As I’m writing this I’ve been thinking about the pros and cons.
Con: You could never out run the cops in these p@nts (a point Michael made), and I’m betting at lease 87.6% of the people who wear them need to at some point.
Pro: If you ever get lost in the wilderness overnight you can use one of the legs as a sleeping bag and the other as a tent.
Con: : I’d imagine these babies greatly limit the number and kind of ch!cks who’d be interested in you.
Pro: You’d never be accused of being a narc at a Korn concert.
Con: Your job opportunities would be severely limited wearing these p@nts. (“Would you like fries with that?”) No way you could show up to a job interview wearing them if you wanted to get the job.

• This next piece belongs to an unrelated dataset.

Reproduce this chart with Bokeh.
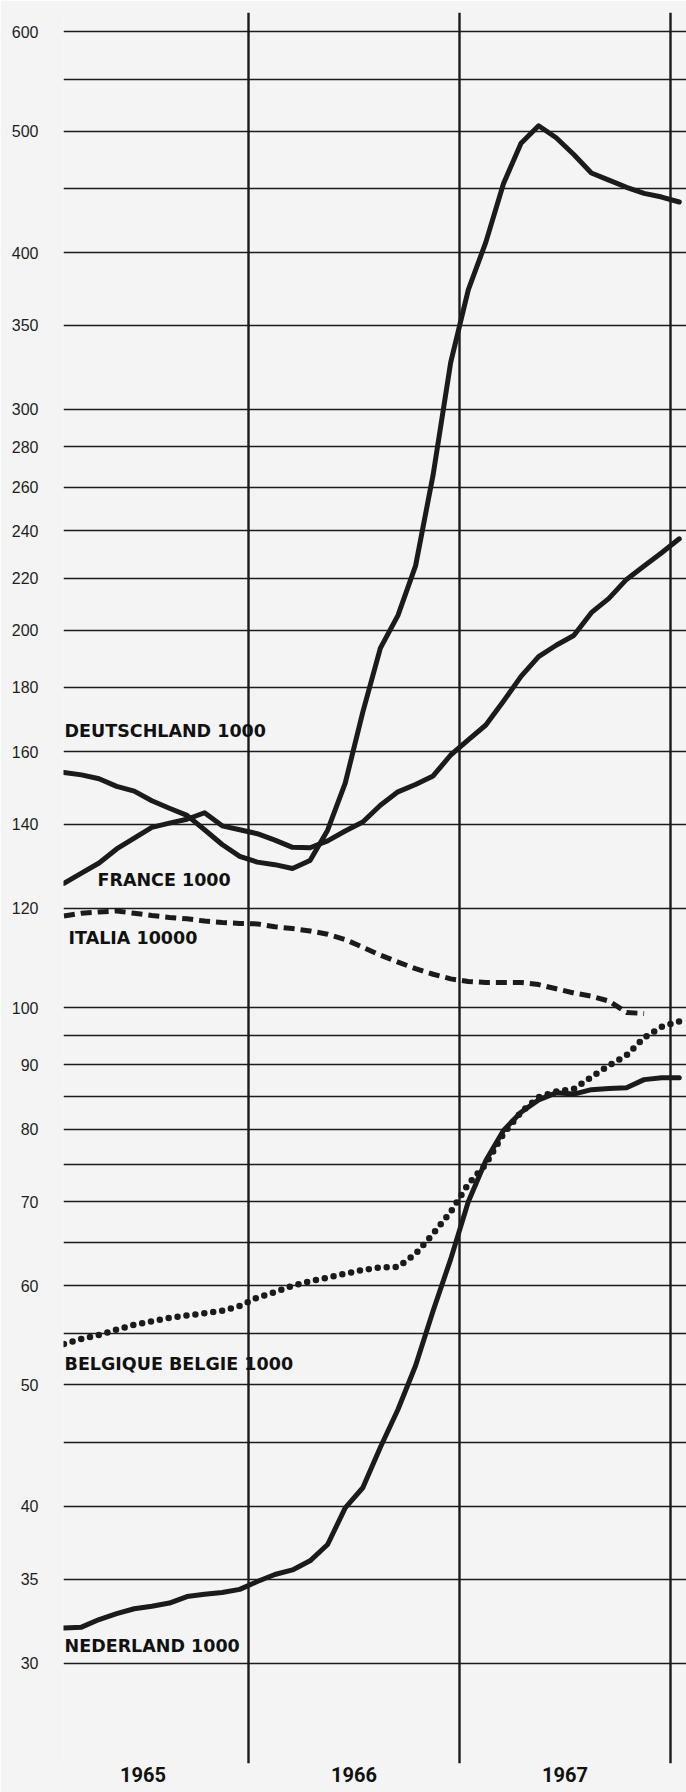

Pro: How sweet would it be to watch someone show up for a job interview wearing those p@nts.
Con: People in public places would just assume you were a punk and stay away from you.
Pro: People in public places would stay away from you.

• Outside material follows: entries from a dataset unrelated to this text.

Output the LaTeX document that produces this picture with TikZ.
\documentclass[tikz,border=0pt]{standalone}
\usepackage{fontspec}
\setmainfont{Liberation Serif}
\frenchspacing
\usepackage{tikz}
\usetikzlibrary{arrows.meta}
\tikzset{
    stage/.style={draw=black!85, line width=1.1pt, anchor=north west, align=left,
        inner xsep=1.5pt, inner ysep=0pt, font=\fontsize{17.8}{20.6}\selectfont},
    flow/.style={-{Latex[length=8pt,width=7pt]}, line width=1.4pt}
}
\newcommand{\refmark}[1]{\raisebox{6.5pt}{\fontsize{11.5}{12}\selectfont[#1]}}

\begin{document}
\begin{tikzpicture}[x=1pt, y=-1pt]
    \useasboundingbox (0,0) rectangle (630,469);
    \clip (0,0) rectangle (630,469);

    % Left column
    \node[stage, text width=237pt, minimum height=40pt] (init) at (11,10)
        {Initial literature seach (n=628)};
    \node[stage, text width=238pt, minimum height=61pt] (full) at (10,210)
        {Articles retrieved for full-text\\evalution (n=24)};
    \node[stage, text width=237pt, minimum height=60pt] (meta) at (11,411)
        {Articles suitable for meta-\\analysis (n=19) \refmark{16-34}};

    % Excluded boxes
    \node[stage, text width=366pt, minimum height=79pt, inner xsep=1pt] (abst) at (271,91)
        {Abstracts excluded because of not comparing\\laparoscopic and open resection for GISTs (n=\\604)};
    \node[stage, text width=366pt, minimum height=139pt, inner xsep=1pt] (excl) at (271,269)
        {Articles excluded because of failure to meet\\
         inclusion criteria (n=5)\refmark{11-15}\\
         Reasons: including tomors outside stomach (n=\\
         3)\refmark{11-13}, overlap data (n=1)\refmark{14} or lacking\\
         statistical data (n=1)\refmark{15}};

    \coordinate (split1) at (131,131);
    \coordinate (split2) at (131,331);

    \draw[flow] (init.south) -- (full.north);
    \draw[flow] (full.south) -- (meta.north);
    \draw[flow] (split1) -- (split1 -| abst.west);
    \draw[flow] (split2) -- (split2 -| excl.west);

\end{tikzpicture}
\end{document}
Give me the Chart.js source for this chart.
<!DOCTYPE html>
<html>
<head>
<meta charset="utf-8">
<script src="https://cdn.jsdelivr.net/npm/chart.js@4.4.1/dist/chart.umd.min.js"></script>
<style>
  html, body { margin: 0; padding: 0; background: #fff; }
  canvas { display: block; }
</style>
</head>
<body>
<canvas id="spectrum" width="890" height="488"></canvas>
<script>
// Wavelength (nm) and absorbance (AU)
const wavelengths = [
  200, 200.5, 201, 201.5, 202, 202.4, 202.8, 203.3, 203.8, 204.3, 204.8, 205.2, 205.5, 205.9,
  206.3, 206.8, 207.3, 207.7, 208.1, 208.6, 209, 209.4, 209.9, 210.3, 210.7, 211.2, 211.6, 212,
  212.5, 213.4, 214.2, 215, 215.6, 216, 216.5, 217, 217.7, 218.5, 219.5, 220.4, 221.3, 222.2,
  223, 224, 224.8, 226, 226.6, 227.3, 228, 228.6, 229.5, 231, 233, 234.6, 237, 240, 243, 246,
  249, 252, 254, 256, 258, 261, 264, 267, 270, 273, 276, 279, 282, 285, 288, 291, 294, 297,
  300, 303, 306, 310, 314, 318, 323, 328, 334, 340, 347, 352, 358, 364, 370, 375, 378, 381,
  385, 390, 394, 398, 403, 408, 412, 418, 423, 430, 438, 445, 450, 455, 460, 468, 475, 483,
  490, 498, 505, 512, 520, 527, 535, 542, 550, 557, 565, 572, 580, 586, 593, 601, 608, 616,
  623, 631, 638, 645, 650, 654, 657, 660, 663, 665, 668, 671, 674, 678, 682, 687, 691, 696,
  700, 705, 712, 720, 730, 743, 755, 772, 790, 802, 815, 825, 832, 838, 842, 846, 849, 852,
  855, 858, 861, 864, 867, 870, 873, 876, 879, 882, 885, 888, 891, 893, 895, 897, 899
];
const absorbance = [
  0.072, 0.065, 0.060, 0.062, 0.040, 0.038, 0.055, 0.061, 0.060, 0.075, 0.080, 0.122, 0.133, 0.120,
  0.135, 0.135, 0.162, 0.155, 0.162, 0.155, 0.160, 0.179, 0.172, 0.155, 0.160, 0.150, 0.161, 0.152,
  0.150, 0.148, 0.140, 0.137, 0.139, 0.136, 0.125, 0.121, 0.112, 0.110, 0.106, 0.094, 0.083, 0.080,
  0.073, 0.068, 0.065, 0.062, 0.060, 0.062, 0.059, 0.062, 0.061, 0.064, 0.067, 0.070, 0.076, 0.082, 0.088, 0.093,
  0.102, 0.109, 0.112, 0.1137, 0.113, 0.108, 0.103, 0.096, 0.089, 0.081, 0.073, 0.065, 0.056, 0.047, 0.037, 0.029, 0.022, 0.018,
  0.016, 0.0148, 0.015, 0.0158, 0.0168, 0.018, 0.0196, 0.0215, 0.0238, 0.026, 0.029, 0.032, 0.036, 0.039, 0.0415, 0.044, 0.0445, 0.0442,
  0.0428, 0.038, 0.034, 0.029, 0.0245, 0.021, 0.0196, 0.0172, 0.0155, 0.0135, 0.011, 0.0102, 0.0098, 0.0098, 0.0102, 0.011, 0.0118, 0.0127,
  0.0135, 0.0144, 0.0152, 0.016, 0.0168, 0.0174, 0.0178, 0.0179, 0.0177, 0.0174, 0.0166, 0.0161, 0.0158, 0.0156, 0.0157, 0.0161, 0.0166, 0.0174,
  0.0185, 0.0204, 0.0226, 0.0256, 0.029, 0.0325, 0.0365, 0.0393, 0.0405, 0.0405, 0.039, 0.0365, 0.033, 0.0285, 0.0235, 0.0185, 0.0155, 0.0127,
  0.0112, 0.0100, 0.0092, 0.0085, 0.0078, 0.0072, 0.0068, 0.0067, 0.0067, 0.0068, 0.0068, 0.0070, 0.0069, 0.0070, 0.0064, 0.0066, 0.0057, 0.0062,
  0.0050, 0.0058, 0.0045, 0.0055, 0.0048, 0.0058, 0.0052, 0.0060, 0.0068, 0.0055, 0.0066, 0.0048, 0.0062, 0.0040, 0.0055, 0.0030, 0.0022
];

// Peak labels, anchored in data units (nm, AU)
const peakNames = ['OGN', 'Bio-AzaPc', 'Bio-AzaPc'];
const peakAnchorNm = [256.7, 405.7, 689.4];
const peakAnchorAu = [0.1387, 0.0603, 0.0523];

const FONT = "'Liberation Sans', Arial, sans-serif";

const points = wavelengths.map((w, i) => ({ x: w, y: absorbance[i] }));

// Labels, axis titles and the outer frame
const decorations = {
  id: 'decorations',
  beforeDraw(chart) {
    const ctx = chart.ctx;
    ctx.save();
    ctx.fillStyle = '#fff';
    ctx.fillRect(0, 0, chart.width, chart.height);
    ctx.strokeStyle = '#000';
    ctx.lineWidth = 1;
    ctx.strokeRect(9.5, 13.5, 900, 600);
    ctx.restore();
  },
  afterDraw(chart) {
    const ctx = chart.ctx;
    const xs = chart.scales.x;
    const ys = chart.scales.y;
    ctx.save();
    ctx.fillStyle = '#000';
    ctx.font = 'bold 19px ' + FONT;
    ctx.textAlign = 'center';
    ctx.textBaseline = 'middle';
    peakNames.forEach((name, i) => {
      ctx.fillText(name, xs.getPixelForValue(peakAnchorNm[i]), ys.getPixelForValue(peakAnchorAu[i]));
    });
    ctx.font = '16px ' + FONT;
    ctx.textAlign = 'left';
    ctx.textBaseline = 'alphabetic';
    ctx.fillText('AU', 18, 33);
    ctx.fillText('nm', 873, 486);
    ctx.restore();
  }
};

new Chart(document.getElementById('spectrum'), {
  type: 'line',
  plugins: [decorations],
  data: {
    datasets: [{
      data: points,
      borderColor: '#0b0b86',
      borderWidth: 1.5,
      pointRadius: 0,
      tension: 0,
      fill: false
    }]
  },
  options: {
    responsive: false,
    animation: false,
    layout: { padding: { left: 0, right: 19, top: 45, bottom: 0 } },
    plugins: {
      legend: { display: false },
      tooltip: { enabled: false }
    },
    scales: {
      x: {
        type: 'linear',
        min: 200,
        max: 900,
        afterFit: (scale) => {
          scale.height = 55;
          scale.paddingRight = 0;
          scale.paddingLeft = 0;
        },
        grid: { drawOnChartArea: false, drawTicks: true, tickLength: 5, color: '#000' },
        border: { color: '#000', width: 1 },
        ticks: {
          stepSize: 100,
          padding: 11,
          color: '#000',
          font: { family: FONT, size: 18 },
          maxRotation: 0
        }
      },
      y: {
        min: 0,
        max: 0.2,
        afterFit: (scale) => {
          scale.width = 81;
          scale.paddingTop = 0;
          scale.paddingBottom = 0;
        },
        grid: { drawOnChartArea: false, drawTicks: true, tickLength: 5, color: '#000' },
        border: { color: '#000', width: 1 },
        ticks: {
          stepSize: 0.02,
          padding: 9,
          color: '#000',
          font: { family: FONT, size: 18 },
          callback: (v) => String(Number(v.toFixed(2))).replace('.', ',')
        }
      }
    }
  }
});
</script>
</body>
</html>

Con: Your dad would hate them.
Pro: It’s great blog fodder, if your kid shows up wearing them.
But back to my epiphany. When I was Josh’s age I had this thing for heavy metal t-shirts. (I still do, I guess. I’m told my collection of t-shirts is abnormally extensive these days.) But my Dad, a Southern Baptist Preacher…man, he hated them. I remember this one time he said something like, “I’m pretty sure I’m going to use that shirt to light the grill this week when we’re grilling out.” And I was like, “What?! This shirt is awesome! It’s…like…totally cool.” I mean, seriously. I have NO idea why he wanted to burn my shirts. They were awesome and totally cool. But these p@nts...that’s a completely different situation.
Okay, okay, I really do get it. (And props to my Dad for all those years I never understood.) The adults just can’t understand the teenage generation and their ridiculous trends. Dad hated my shirts, I hate Josh’s p@nts, and Josh will hate his kid’s…I don’t know…chin piercing that links to his nipples, ears, elbows and ankle piercings (I mean seriously, it’s gonna have to be weee…eeeeird to top what’s hip with teens today). Well, let’s not kid ourselves…if he’s wearing these pants all the time, he may not even have to worry about little Johnny’s piercings. I mean who’s gonna get close enough to those p@nts to procreate? Then again…the one chick he dated with the hot-pink hair…
3 comments:
Oh, I don't know, even with the p@nts on, he's still really cute. Girls tend to overlook bad fasion if the guy is cute enough. Actually, he looks alot like this guy I happen to think is really hot.
OH I must dissagree, teenage girls seem to only care about what a boy looks like. When I worked for Elder Beermans this 18 year old I was friends with wouldn't even come close to a guy if he was wearing tapered leg jeans, Seriously.... It is only when you get older that you look past that. I mean come on would any grown adult ever date you, Tim, had they been looking only at the fashion. Come on lets be honest with ourselves. :o) One thing is for sure though, he should never have the kind of problem we have had by wearing pants like that, if he finds someone who looks past them to get married to.